The infrequently-recorded Cold Genius song, "What power thou art" from King Arthur, is a sheer triumph of strength and expression and is a particularly effective transposition to the countertenor range from the more usual bass/baritone - if you are not shivering and breathless by the end of it, you clearly haven't been listening properly. In contrast, the ingeniously simple "Fairest isle", which Mr Scholl sang to such acclaim at the Last Night of the Proms in 2005, is sung with a beguiling lightness of touch, and benefits from a sensitive harpsichord/lute/cello trio during the vocal sections and lavishly smooth and charming strings during orchestral parts; together they produce an absolutely scintillating rendition, the radiance of which just leaves you stunned with wonder. The one aria over which some controversy might arise is Dido's Lament, "When I am laid in earth", it being sung usually by a mezzo-soprano, but concern is needless; here it is surprisingly and movingly affecting and, after all, the sentiment, if not the context, is universally applicable.
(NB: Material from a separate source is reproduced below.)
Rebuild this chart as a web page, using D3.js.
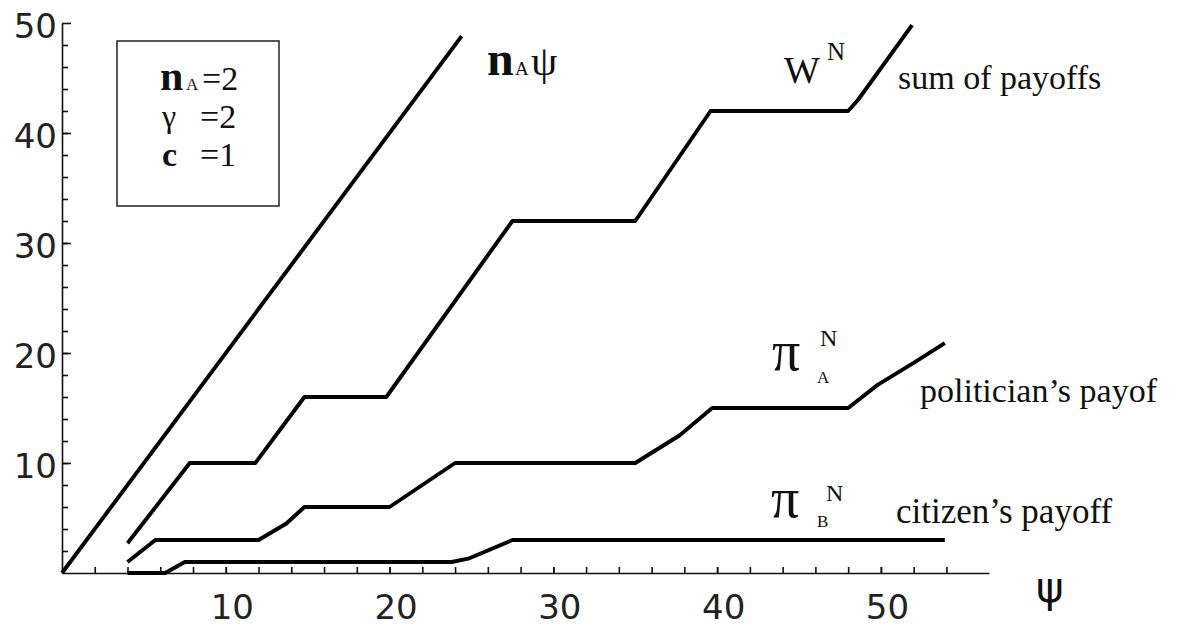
<!DOCTYPE html>
<head>
  <meta charset="utf-8">
  <script src="https://d3js.org/d3.v7.min.js"></script>
  <style>
    body { margin: 0; background: #fff; }
    .tick text { font-family: "DejaVu Sans", sans-serif; font-size: 34px; fill: #222; }
    .serif { font-family: "Liberation Serif", "Times New Roman", serif; fill: #111; }
  </style>
</head>
<body>
  <svg width="1184" height="628"></svg>
  <script>
    // curves: psi on x, payoff on y
    const psiLine = [0, 24.4];
    const valLine = [0, 48.8];

    const psiW = [4.0, 7.8, 11.8, 14.8, 19.8, 27.5, 35.0, 39.6, 48.0, 48.6, 51.9];
    const valW = [2.7, 10, 10, 16, 16, 32, 32, 42, 42, 43, 49.8];

    const psiA = [4.0, 5.7, 12.0, 13.7, 14.8, 20.0, 24.0, 35.0, 37.7, 39.7, 48.0, 49.8, 52.0, 53.9];
    const valA = [1.0, 3.0, 3.0, 4.5, 6.0, 6.0, 10.0, 10.0, 12.5, 15.0, 15.0, 17.1, 19.1, 20.9];

    const psiB = [4.0, 6.3, 7.5, 23.8, 24.8, 27.5, 53.9];
    const valB = [0, 0, 1, 1, 1.3, 3, 3];

    const xMinor = d3.range(2, 55, 2);
    const xMajor = [10, 20, 30, 40, 50];
    const yMinor = d3.range(2, 50, 2);
    const yMajor = [10, 20, 30, 40, 50];

    const svg = d3.select("svg");
    const x = d3.scaleLinear().domain([0, 56.6]).range([62, 989]);
    const y = d3.scaleLinear().domain([0, 50]).range([573, 23]);

    // x axis, ticks point up into the plot
    const gx = svg.append("g").attr("transform", `translate(0,${y(0)})`);
    gx.call(d3.axisBottom(x).tickValues(xMinor).tickSize(-6).tickSizeOuter(0).tickFormat(""));
    gx.append("g").call(d3.axisBottom(x).tickValues(xMajor).tickSize(-6).tickSizeOuter(0).tickPadding(22))
      .call(g => g.select(".domain").remove());
    gx.selectAll("text").attr("dx", 6);

    // y axis, ticks point right
    const gy = svg.append("g").attr("transform", `translate(${x(0)},0)`);
    gy.call(d3.axisLeft(y).tickValues(yMinor).tickSize(-6).tickSizeOuter(0).tickFormat(""));
    gy.append("g").call(d3.axisLeft(y).tickValues(yMajor).tickSize(-9).tickSizeOuter(0).tickPadding(5))
      .call(g => g.select(".domain").remove());
    gy.selectAll("text").attr("dy", "0.42em");

    svg.selectAll(".domain, .tick line").attr("stroke", "#111").attr("stroke-width", 1.6);

    const line = d3.line().x(d => x(d[0])).y(d => y(d[1]));
    const series = [
      d3.zip(psiLine, valLine),
      d3.zip(psiW, valW),
      d3.zip(psiA, valA),
      d3.zip(psiB, valB)
    ];
    svg.selectAll("path.curve").data(series).join("path")
      .attr("class", "curve")
      .attr("d", line)
      .attr("fill", "none")
      .attr("stroke", "#000")
      .attr("stroke-width", 3.9)
      .attr("stroke-linejoin", "round");

    // parameter box
    svg.append("rect").attr("x", 117).attr("y", 41).attr("width", 162).attr("height", 165)
      .attr("fill", "none").attr("stroke", "#222").attr("stroke-width", 1.5);

    function txt(s, tx, ty, size, bold) {
      return svg.append("text").attr("class", "serif").attr("x", tx).attr("y", ty)
        .attr("font-size", size).attr("font-weight", bold ? "bold" : null).text(s);
    }
    txt("n", 160, 90, 42, true);
    txt("A", 186, 90, 17);
    txt("=2", 202, 90, 34);
    txt("γ", 162, 127, 32);
    txt("=2", 200, 128, 34);
    txt("c", 162, 166, 34, true);
    txt("=1", 200, 166, 34);

    // curve labels
    txt("n", 487, 75, 48, true);
    txt("A", 515, 75, 19);
    txt("ψ", 531, 75, 42);

    txt("W", 784, 83, 38);
    txt("N", 827, 60, 25);
    txt("sum of payoffs", 898, 89, 34);

    txt("π", 772, 370, 56);
    txt("N", 820, 346, 24);
    txt("A", 817, 383, 17);
    txt("politician’s payof", 920, 402, 34);

    txt("π", 771, 517, 56);
    txt("N", 826, 501, 24);
    txt("B", 817, 527, 17);
    txt("citizen’s payoff", 896, 523, 35);

    svg.append("text").attr("x", 1036).attr("y", 602)
      .attr("font-family", "DejaVu Sans, sans-serif").attr("font-size", 42).attr("fill", "#111")
      .text("ψ");
  </script>
</body>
I could go on with "O Solitude", but you will get the picture by now.
Accademia Bizantina play several orchestral pieces with verve and spirit and, indeed, these have an important role in the structure of the CD since some of the songs have such an intensity to them that they could not be followed instantly by another; so the orchestral sections also serve to allow the listener to emerge gradually from the stillness engendered by a particularly powerful or sensitive aria. However, this CD is really all about the songs, where Stefano Montanari has the sense to appreciate that less is more; his gentle, supportive orchestration (and particularly the elegant organ/harpsichord accompaniment of Markus Märkl) gives Andreas Scholl the space and freedom to do what he does best - to use his captivating voice, his technical excellence, his lovely way with words and his experience to breathe life and warmth into some of the best-written songs in the english language. As he did with John Dowland, Andreas Scholl, at last, makes Purcell his own.
The recording includes two duets with Christophe Dumaux, whose voice I like very much also. The slow "O dive custos Auriacae domus" worked beautifully and would be in danger of being the highlight of the CD if not for, well, all the other highlights. "Sound the Trumpet", meanwhile, is sung with a delightfully engaging liveliness, but I am not entirely convinced that Scholl & Dumaux is the ideal pairing for this countertenor classic which, in my opinion, requires voices of a broadly similar style to make the very most of its counterpoint - let us hope for Scholl & Davies in the near future but until then I think we must let Bowman & Chance still have this one.
Right, let's turn to the elephant in the room. Does this version of the elegiac "An Evening Hymn" eclipse Michael Chance's supremely delicate, intelligent and reflective 1993 reading - the benchmark for so long? Of course not, but it stands firmly alongside as an exquisite, intensely beautiful new edition which will, without doubt, also stand the test of time.
Henry Purcell has been well served; it was definitely worth the wait.